This weekend, Ultra Music Festival in Miami is having its 21st Edition in a new location due to a lot of problems with neighbors in the past years at the Bayfront Park. This has caused a lot of questions whether this will be the best location to host Ultra every year or if it will change. Even though traffic has been one of the main complaints regarding the Ultra experience, there is something pretty curious that happened at the Mainstage on it’s first day, the appearance of Colonel Sanders as a DJ. Yes, the guy from KFC.
Colonel Sanders, the face of KFC, one of the biggest chains of fast food in the world, got on the Mainstage of Ultra Music Festival in Miami. I mean, not the real RIP Colonel Sanders, but someone with a fake head with LEDs that blasted during almost five minutes. A track was made (not a very good one to be honest), visuals were played (very well made in my opinion) and a nice try to enter in the DJ world with your brand.
Whether you disagree or applaud this expensive marketing hook, a huge conversation has started in social media regarding this moment. Some of the best DJs in the world did not like this to happen on the mainstage, since a lot of them agree that, “this has robbed the opportunity to up & coming producers to show their skill”. An argument that was used pretty much by a lot of people in Twitter that do not agree as well on this happening.
https://twitter.com/marshmellomusic/status/1111769173905100800
Marhmello, Kaskade, Kryder, DJ Chuckie and Funkagenda, are just a few of the DJs that do not agree with the marketing campaing KFC pulled during a five minute slot on the Mainstage. But, was this really that bad?
https://twitter.com/Funkagenda/status/1111855895313608705
During a lot of years, we have seen publicity stunts happening in front of us during shows and we might not be very aware of this. This is because a lot of brands decide to not make it a “in your face” move, but more of an underwater maneuver that engages with the audience in a more, “organic”, way. Because this is what a new generations likes no? To get in love with a brand through other people that tells us this is amazing. We do not want the brand telling us what to do.
I can recall a few moments dance music has been part of huge campaigns that enter to our brains in a more organic way and we even love it. Take a look on some of this moments.
Avicii partnered with Coca Cola for a campaign in 2016, making a huge anthem next to Conrad Sewell. Super smooth, natural and catchy. Don’t you want to taste the feeling?
#TheOnlyWayIsUp was a marketing campaign 7UP decided to make after a research that understood that dance music relates very well with young people. We as a young generation, like sodas, and we LOVE Tiësto + Martin Garrix, This developed on a song being made for their global campaign, which also has an amazing music video. I even got to collect the soda cans of 7UP, branded with Tiësto & Garrix. This is an amazing campaign and a standard on how to make excellent brand decisions.
If we get back to the first years of the EDM explosion during this decade, probably one of the most iconic anthems and very well developed campaigns is the collaboration between Swedish House Mafia and Absolut Vodka, which ended in a massive track called, ‘Greyhound’.

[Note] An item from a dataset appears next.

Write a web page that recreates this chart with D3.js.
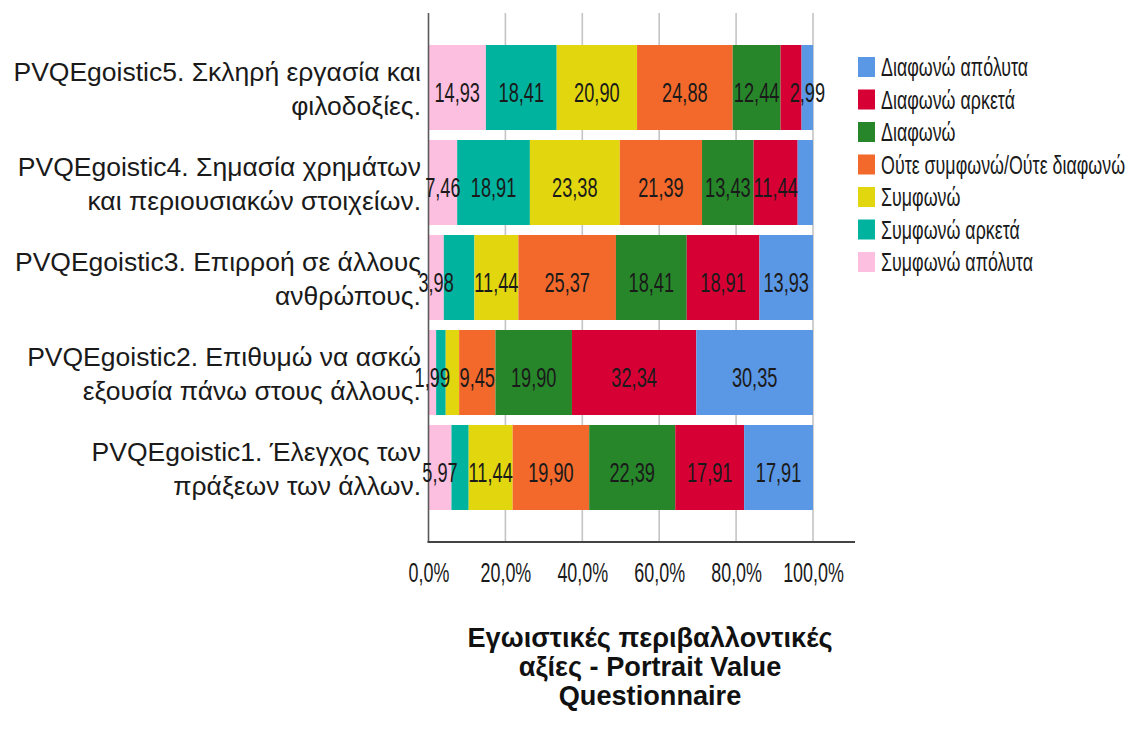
<!DOCTYPE html>
<html>
<head>
<meta charset="utf-8">
<script src="https://cdn.jsdelivr.net/npm/d3@7"></script>
<style>
  html, body { margin: 0; padding: 0; background: #ffffff; }
  svg text { font-family: "Liberation Sans", Arial, sans-serif; }
</style>
</head>
<body>
<svg id="chart" width="1127" height="731"></svg>
<script>
// Questionnaire items, top to bottom (each label is split over two lines)
const categories = [
  "PVQEgoistic5. Σκληρή εργασία και|φιλοδοξίες.",
  "PVQEgoistic4. Σημασία χρημάτων|και περιουσιακών στοιχείων.",
  "PVQEgoistic3. Επιρροή σε άλλους|ανθρώπους.",
  "PVQEgoistic2. Επιθυμώ να ασκώ|εξουσία πάνω στους άλλους.",
  "PVQEgoistic1. Έλεγχος των|πράξεων των άλλων."
];

// Answer categories in stacking order (left to right)
const seriesNames = [
  "Συμφωνώ απόλυτα",
  "Συμφωνώ αρκετά",
  "Συμφωνώ",
  "Ούτε συμφωνώ/Ούτε διαφωνώ",
  "Διαφωνώ",
  "Διαφωνώ αρκετά",
  "Διαφωνώ απόλυτα"
];

const seriesColors = ["#fdbfe0", "#00b39f", "#e2d70f", "#f3692c", "#28862a", "#d70035", "#5a97e4"];

// Percentages per item, in the same order as categories
const agreeFully    = [14.93,  7.46,  3.98,  1.99,  5.97];
const agreeQuite    = [18.41, 18.91,  7.96,  2.49,  4.48];
const agree         = [20.90, 23.38, 11.44,  3.48, 11.44];
const neutral       = [24.88, 21.39, 25.37,  9.45, 19.90];
const disagree      = [12.44, 13.43, 18.41, 19.90, 22.39];
const disagreeQuite = [ 5.47, 11.44, 18.91, 32.34, 17.91];
const disagreeFully = [ 2.99,  3.98, 13.93, 30.35, 17.91];

const seriesValues = [agreeFully, agreeQuite, agree, neutral, disagree, disagreeQuite, disagreeFully];

const tickValues = [0, 20, 40, 60, 80, 100];
const tickLabels = ["0,0%", "20,0%", "40,0%", "60,0%", "80,0%", "100,0%"];

const titleLines = ["Εγωιστικές περιβαλλοντικές", "αξίες - Portrait Value", "Questionnaire"];

const fmt = v => v.toFixed(2).replace(".", ",");

const svg = d3.select("#chart");

const plotTop = 13, plotBottom = 542, plotLeft = 428.5, axisEnd = 855;

const x = d3.scaleLinear().domain([0, 100]).range([plotLeft, 813]);
const y = d3.scaleBand()
  .domain(categories)
  .range([40, 515])
  .paddingInner(10 / 95)
  .paddingOuter(5 / 95);

// gridlines
svg.append("g")
  .selectAll("line")
  .data(tickValues.slice(1))
  .join("line")
  .attr("x1", d => x(d)).attr("x2", d => x(d))
  .attr("y1", plotTop).attr("y2", plotBottom)
  .attr("stroke", "#c4c4c4")
  .attr("stroke-width", 1.6);

// stacked rows
const rows = categories.map((c, i) => {
  const r = { category: c };
  seriesNames.forEach((s, j) => { r[s] = seriesValues[j][i]; });
  return r;
});
const stacked = d3.stack().keys(seriesNames)(rows);

const layers = svg.append("g")
  .selectAll("g")
  .data(stacked)
  .join("g")
  .attr("fill", (d, i) => seriesColors[i]);

layers.selectAll("rect")
  .data(d => d)
  .join("rect")
  .attr("x", d => x(d[0]))
  .attr("y", d => y(d.data.category))
  .attr("width", d => x(d[1]) - x(d[0]))
  .attr("height", y.bandwidth());

// axes lines
svg.append("line")
  .attr("x1", plotLeft).attr("x2", plotLeft)
  .attr("y1", plotTop).attr("y2", plotBottom)
  .attr("stroke", "#5a5a5a").attr("stroke-width", 1.6);
svg.append("line")
  .attr("x1", plotLeft - 1).attr("x2", axisEnd)
  .attr("y1", plotBottom).attr("y2", plotBottom)
  .attr("stroke", "#444").attr("stroke-width", 2);

// left axis with two-line category labels
const yAxis = d3.axisLeft(y).tickSize(0).tickPadding(0);
const gy = svg.append("g")
  .attr("transform", `translate(421,0)`)
  .call(yAxis);
gy.select(".domain").remove();
gy.selectAll("text")
  .attr("x", null).attr("dy", null)
  .attr("font-size", 26.5)
  .attr("fill", "#1a1a1a")
  .attr("font-family", null)
  .attr("text-anchor", "end")
  .each(function(d) {
    const parts = d.split("|");
    const t = d3.select(this).text(null);
    t.append("tspan").attr("x", 0).attr("y", -7).text(parts[0]);
    t.append("tspan").attr("x", 0).attr("y", 27).text(parts[1]);
  });

// value labels: drawn in stacking order, skipped when they would collide in the same row
const labelScale = 0.65;
const labelG = svg.append("g");
const placed = {};
stacked.forEach((layer) => {
  layer.forEach(d => {
    const cat = d.data.category;
    const v = d[1] - d[0];
    const cx = (x(d[0]) + x(d[1])) / 2;
    const t = labelG.append("text")
      .attr("transform", `translate(${cx},${y(cat) + y.bandwidth() / 2 + 14}) scale(${labelScale},1)`)
      .attr("text-anchor", "middle")
      .attr("font-size", 28)
      .attr("fill", "#1a1a1a")
      .text(fmt(v));
    const w = t.node().getComputedTextLength() * labelScale;
    const box = [cx - w / 2, cx + w / 2];
    placed[cat] = placed[cat] || [];
    const hit = placed[cat].some(b => box[0] < b[1] && box[1] > b[0]);
    if (hit) t.remove(); else placed[cat].push(box);
  });
});

// bottom axis
const xAxis = d3.axisBottom(x)
  .tickValues(tickValues)
  .tickFormat((d, i) => tickLabels[i])
  .tickSize(0);
const gx = svg.append("g")
  .attr("transform", `translate(0,${plotBottom})`)
  .call(xAxis);
gx.select(".domain").remove();
gx.selectAll("text")
  .attr("y", 0).attr("dy", null)
  .attr("transform", "translate(0,39.5) scale(0.64,1)")
  .attr("font-size", 28)
  .attr("fill", "#1a1a1a")
  .attr("font-family", null);

// legend
const legendNames = seriesNames.slice().reverse();
const legendColors = seriesColors.slice().reverse();
const legend = svg.append("g")
  .selectAll("g")
  .data(legendNames)
  .join("g")
  .attr("transform", (d, i) => `translate(858,${67 + i * 32.5})`);
legend.append("rect")
  .attr("x", 0).attr("y", -10)
  .attr("width", 17).attr("height", 20)
  .attr("fill", (d, i) => legendColors[i]);
legend.append("text")
  .attr("transform", "translate(23,9) scale(0.7,1)")
  .attr("font-size", 25.5)
  .attr("fill", "#1a1a1a")
  .text(d => d);

// title below the axis
svg.append("text")
  .attr("transform", "translate(650,0) scale(0.97,1)")
  .attr("text-anchor", "middle")
  .attr("font-size", 28)
  .attr("font-weight", "bold")
  .attr("fill", "#111")
  .selectAll("tspan")
  .data(titleLines)
  .join("tspan")
  .attr("x", 0)
  .attr("y", (d, i) => 647 + i * 29)
  .text(d => d);
</script>
</body>
</html>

I mean, how amazing is this that the song is even one of our favorites and it was intended to be a track for the Absolut global campaign.
They even opened a lot of their shows with this song. It never gets old!
Five minutes of an ad on the screens of Ultra don’t hurt anyone, nor it takes the opportunity to a new producer. Imagine giving a five minute chance to someone, I would be more mad to not give someone a full time slot to show us their work. New opportunities are much needed in the festival world, but no five minutes slots.
A lot of times, when you are in the in between of a set change, Ultra, in this case, brings their own MC, Damian Pinto, to cheer up the crowd since their is a lot of work happening on stage to change CDJs, Mixers, complete set ups or anything technically required for the next artist. In this case, there most have been a sales pitch where Ultra and the brand decided to make something different than just pulling banners of KFC all over Ultra. I think this is smart and has to be done more in this path, but the execution was not the right way of doing so. Maybe doing a KFC stage would be more suitable? This has been done with different brands such as 7UP and Heineken, who have had sponsored stages in a lot of festivals. Probably this was not on the KFC budget, and this was a new way of getting more noise. The final result is was achieved: create a lot of noise worldwide with Colonel Sanders on stage.
Was this bad or good? In my opinion, I’ll stay with the laughs this made me have. There’s no profound message or intention in the backstage of this story.